Lammily creator Nickolay Lamm said: "Right now there is no affordable fashion doll on the market that is made according to typical human body proportions and that girls would want to play with."

But why on earth does a 25-year-old man care about making Barbies more realistic?

"I've experienced my own feelings on inadequacy, just like pretty much every person. I thought to myself, if I can experience something like this, I can't begin to imagine what women have to go through because they are subject to much higher beauty standards. My projects are made with this in mind. I want to show that you are beautiful just the way you are."

Lamm explained that the name Lammily - clearly inspired by his family name - is "just a brand name".

"The dolls will come with passports so girls can name their doll anything they want."

He is now hoping to secure $95000 (R1-million) in donations to make Lammily a reality. He is only about $5000 off from his target, and has received support from 2794 backers worldwide.

Lammily, whose strapline is "average is beautiful", shows that girls don't have to be tall, skinny and blonde to be beautiful. They can be brunettes (hooray) and they don't have to wear obscene amounts of make up.

Lammily is nothing like Barbie and her rivals. She doesn't have the scarily big eyes and long, fake lashes of Bratz dolls, nor does she dress like an extra from Pretty Woman.

She wears jeans, trainers and bikini bottoms that cover her bum.

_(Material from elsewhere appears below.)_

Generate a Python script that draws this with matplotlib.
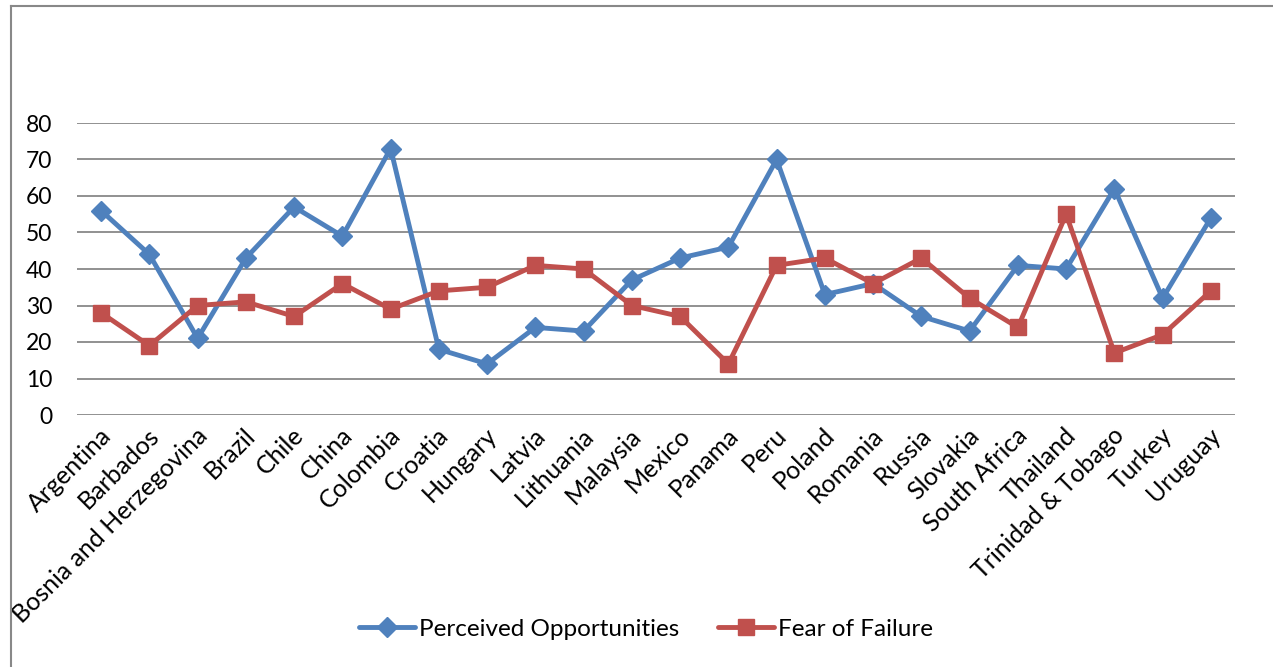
import matplotlib
matplotlib.use("Agg")
import matplotlib.pyplot as plt
from matplotlib.lines import Line2D
from matplotlib.transforms import ScaledTranslation

countries = ["Argentina", "Barbados", "Bosnia and Herzegovina", "Brazil", "Chile", "China",
             "Colombia", "Croatia", "Hungary", "Latvia", "Lithuania", "Malaysia", "Mexico",
             "Panama", "Peru", "Poland", "Romania", "Russia", "Slovakia", "South Africa",
             "Thailand", "Trinidad & Tobago", "Turkey", "Uruguay"]
perceived = [56, 44, 21, 43, 57, 49, 73, 18, 14, 24, 23, 37, 43, 46, 70, 33, 36, 27, 23, 41,
             40, 62, 32, 54]
fear = [28, 19, 30, 31, 27, 36, 29, 34, 35, 41, 40, 30, 27, 14, 41, 43, 36, 43, 32, 24,
        55, 17, 22, 34]
yticks = [0, 10, 20, 30, 40, 50, 60, 70, 80]

plt.rcParams['font.family'] = ['Lato', 'DejaVu Sans']

W, H = 1273, 667
fig = plt.figure(figsize=(W / 100, H / 100), dpi=100)
ax = fig.add_axes([77 / W, 1 - 415 / H, (1235 - 77) / W, (415 - 123) / H])

x = list(range(len(countries)))
ax.plot(x, perceived, color="#4F81BD", lw=3.5, marker="D", markersize=10,
        label="Perceived Opportunities", solid_joinstyle="round", solid_capstyle="round")
ax.plot(x, fear, color="#C0504D", lw=3.5, marker="s", markersize=11.5,
        label="Fear of Failure", solid_joinstyle="round", solid_capstyle="round")

ax.set_xlim(-0.5, len(countries) - 0.5)
ax.set_ylim(0, 80)
ax.set_yticks(yticks)
ax.set_yticklabels([str(v) for v in yticks], fontsize=16.5)
ax.yaxis.grid(True, color="#888888", lw=1.3)
ax.set_axisbelow(True)
for s in ax.spines.values():
    s.set_visible(False)
ax.tick_params(axis="y", length=0, pad=18)
ax.tick_params(axis="x", length=0, pad=2)
ax.set_xticks(x)
ax.set_xticklabels(countries, rotation=45, ha="right", va="center",
                   rotation_mode="anchor", fontsize=18)
for lbl in ax.get_xticklabels():
    lbl.set_transform(lbl.get_transform() + ScaledTranslation(0.06, -0.14, fig.dpi_scale_trans))

leg = fig.legend(loc="center", bbox_to_anchor=(646 / W, 1 - 629 / H), ncol=2, frameon=False,
                 fontsize=17.5, handlelength=2.3, columnspacing=1.6, handletextpad=0.15)

# chart border (top and left edges visible)
fig.add_artist(Line2D([11 / W, 11 / W], [0, 1 - 6 / H], color="#888888", lw=1.5,
                      transform=fig.transFigure))
fig.add_artist(Line2D([11 / W, 1], [1 - 6 / H, 1 - 6 / H], color="#888888", lw=1.5,
                      transform=fig.transFigure))

fig.savefig("out.png", dpi=100, facecolor="white")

Unlike original Barbie - whose arms were always frozen in that annoying position with their elbows jutting out - Lammily can move. She has "articulated elbows, knees and feet" and she is "fit and strong", Lamm said.

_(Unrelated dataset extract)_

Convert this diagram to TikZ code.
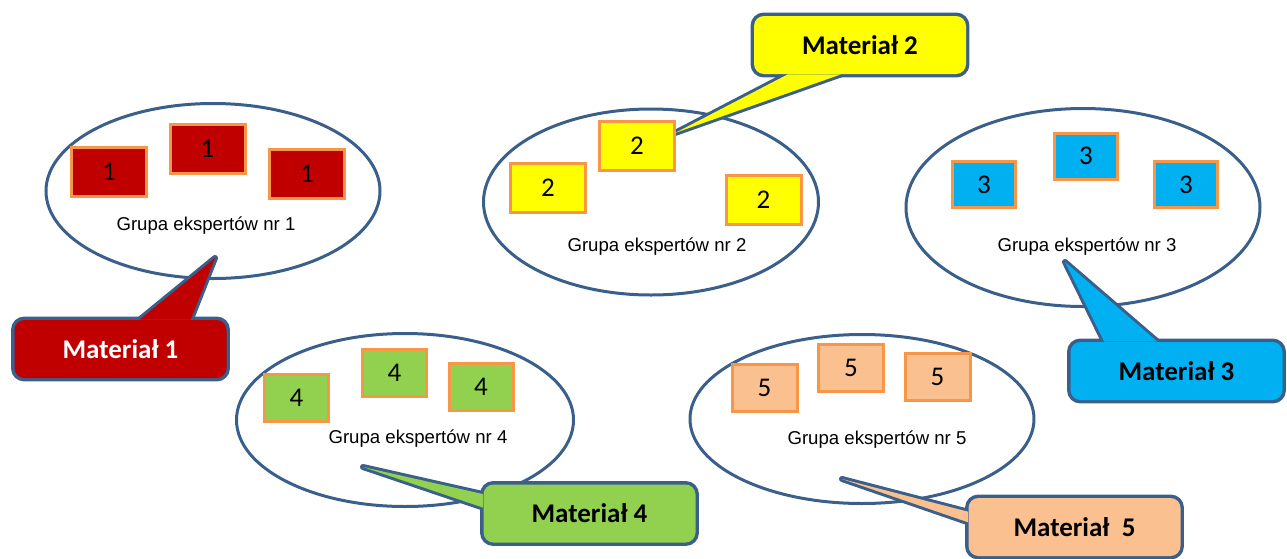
\documentclass[tikz,border=0pt]{standalone}
\usepackage{fontspec}
\setmainfont{Carlito}
\newfontfamily\grpfont{Liberation Sans}
\usetikzlibrary{calc,shapes.geometric}
\pgfdeclarelayer{edge}
\pgfsetlayers{edge,main}
\definecolor{rim}{HTML}{3A5F8B}
\definecolor{cardrim}{HTML}{F79646}
\definecolor{matred}{HTML}{C00000}
\definecolor{matyellow}{HTML}{FFFF00}
\definecolor{matblue}{HTML}{00B0F0}
\definecolor{matgreen}{HTML}{92D050}
\definecolor{matpeach}{HTML}{FAC090}

\begin{document}
\begin{tikzpicture}[x=0.5pt,y=-0.5pt,
    grp/.style={ellipse,draw=rim,line width=1.5pt,inner sep=0pt},
    card/.style={rectangle,draw=cardrim,line width=1.5pt,inner sep=0pt,font=\fontsize{13.5}{14}\selectfont},
    grptext/.style={font=\grpfont\fontsize{9.3}{10}\selectfont},
    mat/.style={rectangle,rounded corners=5pt,minimum width=106pt,minimum height=29pt,inner sep=0pt,font=\bfseries\fontsize{13.5}{14}\selectfont},
    rimline/.style={draw=rim,line width=3pt,line join=round}]
    \useasboundingbox (0,0) rectangle (1287,558);

    % groups of experts
    \node (g1) [grp,minimum width=167pt,minimum height=87.5pt] at (213,191) {};
    \node (g2) [grp,minimum width=167.5pt,minimum height=93pt] at (651,202) {};
    \node (g3) [grp,minimum width=177pt,minimum height=99pt] at (1083,207.5) {};
    \node (g4) [grp,minimum width=168.5pt,minimum height=86.5pt] at (405,420) {};
    \node (g5) [grp,minimum width=172pt,minimum height=84.5pt] at (862,419) {};

    \node (l1) [grptext] at (206,226) {Grupa ekspertów nr 1};
    \node (l2) [grptext] at (657,247) {Grupa ekspertów nr 2};
    \node (l3) [grptext] at (1087,247) {Grupa ekspertów nr 3};
    \node (l4) [grptext] at (418,439) {Grupa ekspertów nr 4};
    \node (l5) [grptext] at (877,440) {Grupa ekspertów nr 5};

    % cards
    \foreach \i/\x/\y in {a/109/172,b/207.5/148.5,c/307/173.5}{
        \node (c1\i) [card,fill=matred,minimum width=37.5pt,minimum height=24.5pt] at (\x,\y) {1};
    }
    \foreach \i/\x/\y in {a/548/188,b/637/145.5,c/763.5/199.5}{
        \node (c2\i) [card,fill=matyellow,minimum width=37.5pt,minimum height=24.5pt] at (\x,\y) {2};
    }
    \foreach \i/\x/\y in {a/984/184.5,b/1086/156,c/1186/184.5}{
        \node (c3\i) [card,fill=matblue,minimum width=31.5pt,minimum height=23pt] at (\x,\y) {3};
    }
    \foreach \i/\x/\y in {a/296.5/397.5,b/394.5/373,c/481/387}{
        \node (c4\i) [card,fill=matgreen,minimum width=32pt,minimum height=23.5pt] at (\x,\y) {4};
    }
    \foreach \i/\x/\y in {a/764.5/387.5,b/851/367.5,c/937.5/376.5}{
        \node (c5\i) [card,fill=matpeach,minimum width=32.5pt,minimum height=23.5pt] at (\x,\y) {5};
    }

    % callouts
    \node (m1) [mat,fill=matred,text=white] at (120.5,349) {Materiał 1};
    \coordinate (t1) at (215,258);
    \fill[matred] ($(m1.north west)!.59!(m1.north east)$) -- (t1) -- ($(m1.north west)!.83!(m1.north east)$) -- cycle;
    \begin{pgfonlayer}{edge}
        \draw[rimline,rounded corners=5pt] (m1.south west) rectangle (m1.north east);
        \draw[rimline] ($(m1.north west)!.59!(m1.north east)$) -- (t1) -- ($(m1.north west)!.83!(m1.north east)$) -- cycle;
    \end{pgfonlayer}

    \node (m2) [mat,fill=matyellow] at (860,45) {Materiał 2};
    \coordinate (t2) at (675,133);
    \fill[matyellow] ($(m2.south west)!.16!(m2.south east)$) -- (t2) -- ($(m2.south west)!.41!(m2.south east)$) -- cycle;
    \begin{pgfonlayer}{edge}
        \draw[rimline,rounded corners=5pt] (m2.south west) rectangle (m2.north east);
        \draw[rimline] ($(m2.south west)!.16!(m2.south east)$) -- (t2) -- ($(m2.south west)!.41!(m2.south east)$) -- cycle;
    \end{pgfonlayer}

    \node (m3) [mat,fill=matblue] at (1176.5,371) {Materiał 3};
    \coordinate (t3) at (1065,262);
    \fill[matblue] ($(m3.north west)!.16!(m3.north east)$) -- (t3) -- ($(m3.north west)!.41!(m3.north east)$) -- cycle;
    \begin{pgfonlayer}{edge}
        \draw[rimline,rounded corners=5pt] (m3.south west) rectangle (m3.north east);
        \draw[rimline] ($(m3.north west)!.16!(m3.north east)$) -- (t3) -- ($(m3.north west)!.41!(m3.north east)$) -- cycle;
    \end{pgfonlayer}

    \node (m4) [mat,fill=matgreen] at (589.5,513.5) {Materiał 4};
    \coordinate (t4) at (363,467);
    \fill[matgreen] ($(m4.north west)!.17!(m4.south west)$) -- (t4) -- ($(m4.north west)!.40!(m4.south west)$) -- cycle;
    \begin{pgfonlayer}{edge}
        \draw[rimline,rounded corners=5pt] (m4.south west) rectangle (m4.north east);
        \draw[rimline] ($(m4.north west)!.17!(m4.south west)$) -- (t4) -- ($(m4.north west)!.40!(m4.south west)$) -- cycle;
    \end{pgfonlayer}

    \node (m5) [mat,fill=matpeach] at (1074.5,527) {Materiał\ \ 5};
    \coordinate (t5) at (842,479);
    \fill[matpeach] ($(m5.north west)!.24!(m5.south west)$) -- (t5) -- ($(m5.north west)!.42!(m5.south west)$) -- cycle;
    \begin{pgfonlayer}{edge}
        \draw[rimline,rounded corners=5pt] (m5.south west) rectangle (m5.north east);
        \draw[rimline] ($(m5.north west)!.24!(m5.south west)$) -- (t5) -- ($(m5.north west)!.42!(m5.south west)$) -- cycle;
    \end{pgfonlayer}
\end{tikzpicture}
\end{document}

But Lammily is not for young girls because most of them don't distinguish one plastic doll in a dress from another. She is for their anxious parents, hoping a doll will stop their darling daughter from being influenced by Facebook and Rihanna. She is there for those girls when they grow up and start to question what it means to be a woman.

Even if this generation of young girls can't tell the difference between Lammily and a Bratz doll, it doesn't matter. One day they can look back on their childhood years and be thankful that not every plastic doll looked like a sleazy man's fantasy of his dream woman.